También por eso sorprende que un titular del Ejecutivo, que reiteradamente ha sostenido que uno de sus principios de vida, pero también de acción de gobierno, es “el amor al prójimo”, hable de los muertos como si se tratara de meras cifras, por más que machaconamente en el discurso digan que reconocen que “en cada número hay una familia, un rostro, una vida, etc.”.

La magnitud del horror y del dolor es gigantesca. Y a estas alturas ha adquirido dimensiones más que trágicas; porque en la tragedia la muerte tiene siempre tintes heroicos, siempre hay una acción de ejemplaridad que destacar; pero aquí, ante lo que estamos es ante la pérdida de vidas, por cientos de miles, ante un virus incontrolado y ante los resultados de decisiones que se tomaron, pero también de otras que simplemente no se quisieron implementar.

Un ataúd estándar tiene aproximadamente 60 centímetros de alto; por lo que, si pusiéramos uno sobre otro los de todas las personas fallecidas en México el año pasado, se rebasaría con creces la estratósfera; o para ilustrarlo aún mejor: si se colocara uno junto a otro, podría construirse una línea que podría cubrir toda la ruta carretera desde Puebla hasta Guadalajara.

Hablar de esas magnitudes nos debe llevar a hacer un alto en el camino. A pesar de manera mesurada y responsable en torno a lo que somos como país; en torno a lo que queremos ser; y en torno a cómo es posible lograr las mejores condiciones de existencia posibles para todas y todos quienes habitamos a este dolorido suelo patrio.
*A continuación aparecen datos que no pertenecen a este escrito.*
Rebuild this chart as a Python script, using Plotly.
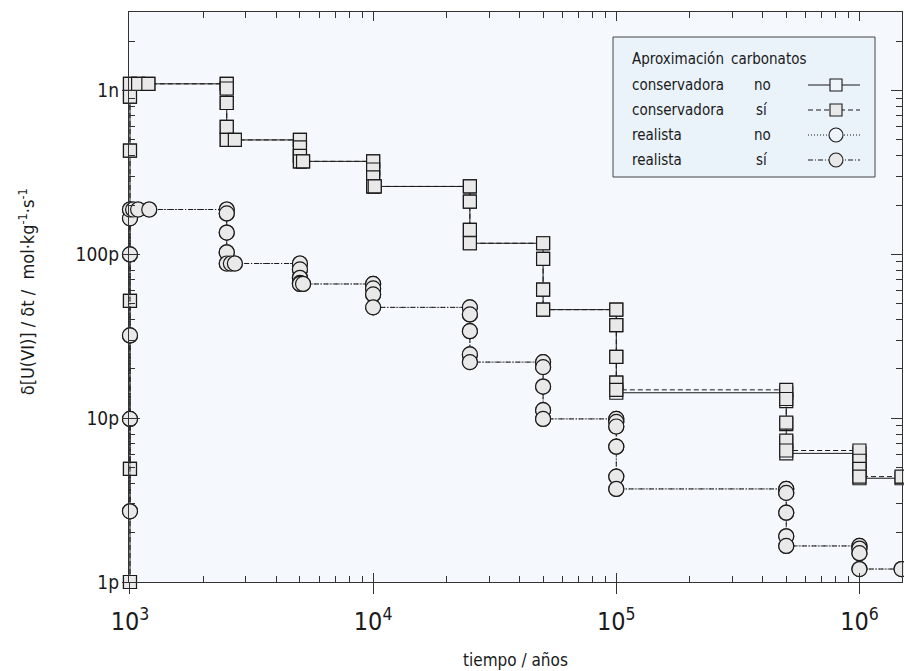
import plotly.graph_objects as go

# ---------------------------------------------------------------------------
# Release rate of U(VI) versus time for the four model variants
# ---------------------------------------------------------------------------
cons_t = [
    1000, 1000, 1000, 1000, 1000, 1000, 1080, 1190,
    2500, 2500, 2500, 2500, 2500, 2700,
    5000, 5000, 5000, 5000, 5150,
    10000, 10000, 10000, 10000, 10150,
    25000, 25000, 25000, 25000,
    50000, 50000, 50000, 50000,
    1e5, 1e5, 1e5, 1e5, 1e5,
    5e5, 5e5, 5e5, 5e5, 5e5,
    1e6, 1e6, 1e6, 1e6,
    1.49e6,
]
cons_no = [
    1.0e-12, 4.9e-12, 5.2e-11, 4.3e-10, 9.2e-10, 1.10e-9, 1.10e-9, 1.10e-9,
    1.10e-9, 1.03e-9, 8.4e-10, 6.0e-10, 5.0e-10, 5.0e-10,
    5.0e-10, 4.5e-10, 4.0e-10, 3.7e-10, 3.7e-10,
    3.7e-10, 3.3e-10, 2.95e-10, 2.6e-10, 2.6e-10,
    2.6e-10, 2.1e-10, 1.41e-10, 1.17e-10,
    1.17e-10, 9.4e-11, 6.1e-11, 4.6e-11,
    4.6e-11, 3.7e-11, 2.37e-11, 1.65e-11, 1.43e-11,
    1.43e-11, 1.27e-11, 9.2e-12, 7.1e-12, 6.1e-12,
    6.1e-12, 5.4e-12, 4.8e-12, 4.3e-12,
    4.3e-12,
]
cons_si = [
    1.0e-12, 4.9e-12, 5.2e-11, 4.3e-10, 9.2e-10, 1.10e-9, 1.10e-9, 1.10e-9,
    1.10e-9, 1.03e-9, 8.4e-10, 6.0e-10, 5.0e-10, 5.0e-10,
    5.0e-10, 4.5e-10, 4.0e-10, 3.7e-10, 3.7e-10,
    3.7e-10, 3.3e-10, 2.95e-10, 2.6e-10, 2.6e-10,
    2.6e-10, 2.1e-10, 1.41e-10, 1.17e-10,
    1.17e-10, 9.4e-11, 6.1e-11, 4.6e-11,
    4.6e-11, 3.7e-11, 2.37e-11, 1.65e-11, 1.49e-11,
    1.49e-11, 1.31e-11, 9.4e-12, 7.3e-12, 6.35e-12,
    6.35e-12, 5.5e-12, 4.9e-12, 4.4e-12,
    4.4e-12,
]

real_t = [
    1000, 1000, 1000, 1000, 1000, 1000, 1030, 1080, 1200,
    2500, 2500, 2500, 2500, 2500, 2600, 2700,
    5000, 5000, 5000, 5000, 5000, 5150,
    10000, 10000, 10000, 10000,
    25000, 25000, 25000, 25000, 25000,
    50000, 50000, 50000, 50000, 50000,
    1e5, 1e5, 1e5, 1e5, 1e5, 1e5,
    5e5, 5e5, 5e5, 5e5, 5e5,
    1e6, 1e6, 1e6, 1e6,
    1.49e6,
]
real_no = [
    2.7e-12, 9.9e-12, 3.2e-11, 1.0e-10, 1.66e-10, 1.88e-10, 1.88e-10, 1.88e-10, 1.88e-10,
    1.88e-10, 1.78e-10, 1.36e-10, 1.03e-10, 8.8e-11, 8.8e-11, 8.8e-11,
    8.8e-11, 8.1e-11, 7.2e-11, 6.7e-11, 6.6e-11, 6.6e-11,
    6.6e-11, 6.2e-11, 5.7e-11, 4.75e-11,
    4.75e-11, 4.3e-11, 3.4e-11, 2.45e-11, 2.2e-11,
    2.2e-11, 2.05e-11, 1.56e-11, 1.12e-11, 9.9e-12,
    9.9e-12, 9.5e-12, 8.9e-12, 6.7e-12, 4.4e-12, 3.7e-12,
    3.7e-12, 3.5e-12, 2.65e-12, 1.9e-12, 1.66e-12,
    1.66e-12, 1.6e-12, 1.5e-12, 1.2e-12,
    1.2e-12,
]
real_si = [
    2.7e-12, 9.9e-12, 3.2e-11, 1.0e-10, 1.66e-10, 1.88e-10, 1.88e-10, 1.88e-10, 1.88e-10,
    1.88e-10, 1.78e-10, 1.36e-10, 1.03e-10, 8.8e-11, 8.8e-11, 8.8e-11,
    8.8e-11, 8.1e-11, 7.2e-11, 6.7e-11, 6.6e-11, 6.6e-11,
    6.6e-11, 6.2e-11, 5.7e-11, 4.75e-11,
    4.75e-11, 4.3e-11, 3.4e-11, 2.45e-11, 2.2e-11,
    2.2e-11, 2.05e-11, 1.56e-11, 1.12e-11, 9.9e-12,
    9.9e-12, 9.5e-12, 8.9e-12, 6.7e-12, 4.4e-12, 3.7e-12,
    3.7e-12, 3.5e-12, 2.65e-12, 1.9e-12, 1.66e-12,
    1.66e-12, 1.6e-12, 1.5e-12, 1.2e-12,
    1.2e-12,
]

legend_rows = [
    ("conservadora", "no"),
    ("conservadora", "sí"),
    ("realista", "no"),
    ("realista", "sí"),
]
legend_header = ("Aproximación", "carbonatos")

# ---------------------------------------------------------------------------
FONT = "Liberation Sans Narrow, Arial Narrow, DejaVu Sans Condensed, sans-serif"
INK = "#1a1a1a"
AXIS = "#333333"
FILL_SI = "#e9e9e9"
FILL_NO = "#eef4fa"

styles = [
    dict(t=cons_t, y=cons_no, symbol="square", size=13, dash="solid", fill=FILL_NO),
    dict(t=cons_t, y=cons_si, symbol="square", size=13, dash="5px,3px", fill=FILL_SI),
    dict(t=real_t, y=real_no, symbol="circle", size=15, dash="1px,2px", fill=FILL_NO),
    dict(t=real_t, y=real_si, symbol="circle", size=15, dash="5px,2px,1px,2px", fill=FILL_SI),
]

fig = go.Figure()

for (aprox, carb), s in zip(legend_rows, styles):
    fig.add_trace(go.Scatter(
        x=s["t"], y=s["y"], mode="lines+markers",
        name=f"{aprox} {carb}",
        line=dict(color=INK, width=1, dash=s["dash"]),
        marker=dict(symbol=s["symbol"], size=s["size"], color=s["fill"],
                    line=dict(color=INK, width=1.2)),
        cliponaxis=False,
        showlegend=False, hoverinfo="skip",
    ))

# invisible anchors so the tick-only overlay axes get drawn
fig.add_trace(go.Scatter(x=[1e4], y=[1e-10], xaxis="x2", yaxis="y", mode="markers",
                         marker=dict(opacity=0), showlegend=False, hoverinfo="skip"))
fig.add_trace(go.Scatter(x=[1e4], y=[1e-10], xaxis="x", yaxis="y2", mode="markers",
                         marker=dict(opacity=0), showlegend=False, hoverinfo="skip"))

# ---------------------------------------------------------------------------
# Key box (drawn on a pixel-like helper axis pair)
row_y = [85, 110, 135, 160]
for (aprox, carb), s, yy in zip(legend_rows, styles, row_y):
    fig.add_trace(go.Scatter(
        x=[808, 860], y=[yy, yy], xaxis="x3", yaxis="y3", mode="lines",
        line=dict(color=INK, width=1, dash=s["dash"]),
        showlegend=False, hoverinfo="skip"))
    fig.add_trace(go.Scatter(
        x=[836], y=[yy], xaxis="x3", yaxis="y3", mode="markers",
        marker=dict(symbol=s["symbol"], size=s["size"] - 1, color=s["fill"],
                    line=dict(color=INK, width=1.1)),
        showlegend=False, hoverinfo="skip"))

annotations = [
    dict(x=630, y=59, text=legend_header[0], xanchor="left"),
    dict(x=729, y=59, text=legend_header[1], xanchor="left"),
]
for (aprox, carb), yy in zip(legend_rows, row_y):
    annotations.append(dict(x=630, y=yy, text=aprox, xanchor="left"))
    annotations.append(dict(x=762, y=yy, text=carb, xanchor="center"))
for a in annotations:
    a.update(xref="x3", yref="y3", yanchor="middle", showarrow=False,
             font=dict(family=FONT, size=15, color=INK))

# axis titles
annotations.append(dict(
    xref="paper", yref="paper", x=0.5, y=-0.137, xanchor="center", yanchor="middle",
    text="tiempo / años", showarrow=False,
    font=dict(family=FONT, size=17, color=INK)))
annotations.append(dict(
    xref="paper", yref="paper", x=-0.132, y=0.51, xanchor="center", yanchor="middle",
    textangle=-90, showarrow=False,
    text="δ[U(VI)] / δt /  mol·kg<sup>-1</sup>·s<sup>-1</sup>",
    font=dict(family=FONT, size=18, color=INK)))

shapes = [dict(type="rect", xref="x3", yref="y3", x0=613, x1=875, y0=37, y1=177,
               line=dict(color="#444444", width=1), fillcolor="#eaf2fa", layer="below")]

XR = [2.996, 6.175]
YR = [-12.0, -8.52]

fig.update_layout(
    width=904, height=671,
    margin=dict(l=129, r=2, t=12, b=89),
    paper_bgcolor="white", plot_bgcolor="#f5f9fd",
    font=dict(family=FONT, color=INK),
    annotations=annotations, shapes=shapes,
    xaxis=dict(
        type="log", range=XR, dtick=1, exponentformat="power", showexponent="all",
        tickfont=dict(family=FONT, size=20, color=INK),
        ticks="inside", ticklen=9, tickwidth=1, tickcolor=AXIS,
        minor=dict(ticks="inside", ticklen=6, tickwidth=1, tickcolor=AXIS, dtick="D1", showgrid=False),
        showline=True, linecolor=AXIS, linewidth=1.3, mirror="ticks",
        showgrid=False, zeroline=False, ticklabelstandoff=18,
    ),
    xaxis2=dict(
        type="log", range=XR, dtick=1, overlaying="x", anchor="y", side="bottom",
        ticks="outside", ticklen=11, tickwidth=1, tickcolor=AXIS,
        showticklabels=False, showline=False, showgrid=False, zeroline=False,
    ),
    yaxis=dict(
        type="log", range=YR, dtick=1, exponentformat="SI",
        tickfont=dict(family=FONT, size=19, color=INK),
        ticks="inside", ticklen=11, tickwidth=1, tickcolor=AXIS,
        minor=dict(ticks="inside", ticklen=6, tickwidth=1, tickcolor=AXIS, dtick="D1", showgrid=False),
        showline=True, linecolor=AXIS, linewidth=1.3, mirror="ticks",
        showgrid=False, zeroline=False, ticklabelstandoff=5,
    ),
    yaxis2=dict(
        type="log", range=YR, dtick=1, overlaying="y", anchor="x", side="left",
        ticks="outside", ticklen=6, tickwidth=1, tickcolor=AXIS,
        showticklabels=False, showline=False, showgrid=False, zeroline=False,
    ),
    xaxis3=dict(range=[129, 902], overlaying="x", anchor="y3", visible=False),
    yaxis3=dict(range=[582, 12], overlaying="y", anchor="x3", visible=False),
)

fig.write_html("out.html")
El hueco existencial que implican los más de dos millones de vidas que se habrán perdido entre 2020 y la finalización de este 2021, no podrá llenarse jamás con nada; es un vacío definitivo; un silencio irreversible que, paradójicamente, resuena en la memoria personal y colectiva, y que nos cuestiona y nos confronta todos los días. Es un silencio que habrá de alcanzarnos permanentemente a lo largo de nuestras vidas.

Sorprende que en este escenario no se haya dado una revuelta; sorprende el nivel de confianza que millones mantienen en la conducción atípica de las riendas del Estado, por parte de esta administración, y de su partido en el Congreso. Sin duda, es deseable que México siga transitando por las rutas de la paz y la democracia; y por ello es de un enorme riesgo el desbordado optimismo de la presidencia respecto de las acciones que ha puesto en marcha, y de los resultados que están obteniéndose.

Entre los negros nubarrones que amenazan al país se encuentran, no debe olvidarse, las tentaciones autoritarias de una derecha política que no se ha ido; que no deja de acechar y de intentar imponer una visión aún más conservadora y aún más contraria al interés general que la que tenemos ahora.

Por ello, la reiterada y supuesta vocación de la presidencia, de construir un país con mayor justicia y dignidad debe concretarse en hechos tangibles. Y por ello el presidente de la República debe rectificar en muchas de sus políticas y decisiones; porque más muerte y mayor tristeza ya no caben ni deben caber en México.

Pavimentar de ataúdes a la República no es el mejor legado que puede dejar un mandatario, aún cuando se tenga como coartada la aparición de una pandemia frente a la que nuestro país tenía muy pocas capacidades de resiliencia, pero ante la que también se renunció a hacer todo lo que podía hacerse para aminorar el tremendo impacto que ya se ha visto de qué magnitud es.

Banalizar la muerte es una de las peores acciones que puede poner en operación, de manera voluntaria o involuntaria, cualquier administración. Por eso urge que se serenen los ánimos en todos lados; que cese el conflicto; y que en serio el Ejecutivo se coloque al frente, no de “su proyecto”, sino del Estado mexicano, y convoque con ánimo sincero de diálogo a la paz, a la reconciliación y a la seriedad a la que nos obliga la memoria y el silencio sepulcral de los muertos.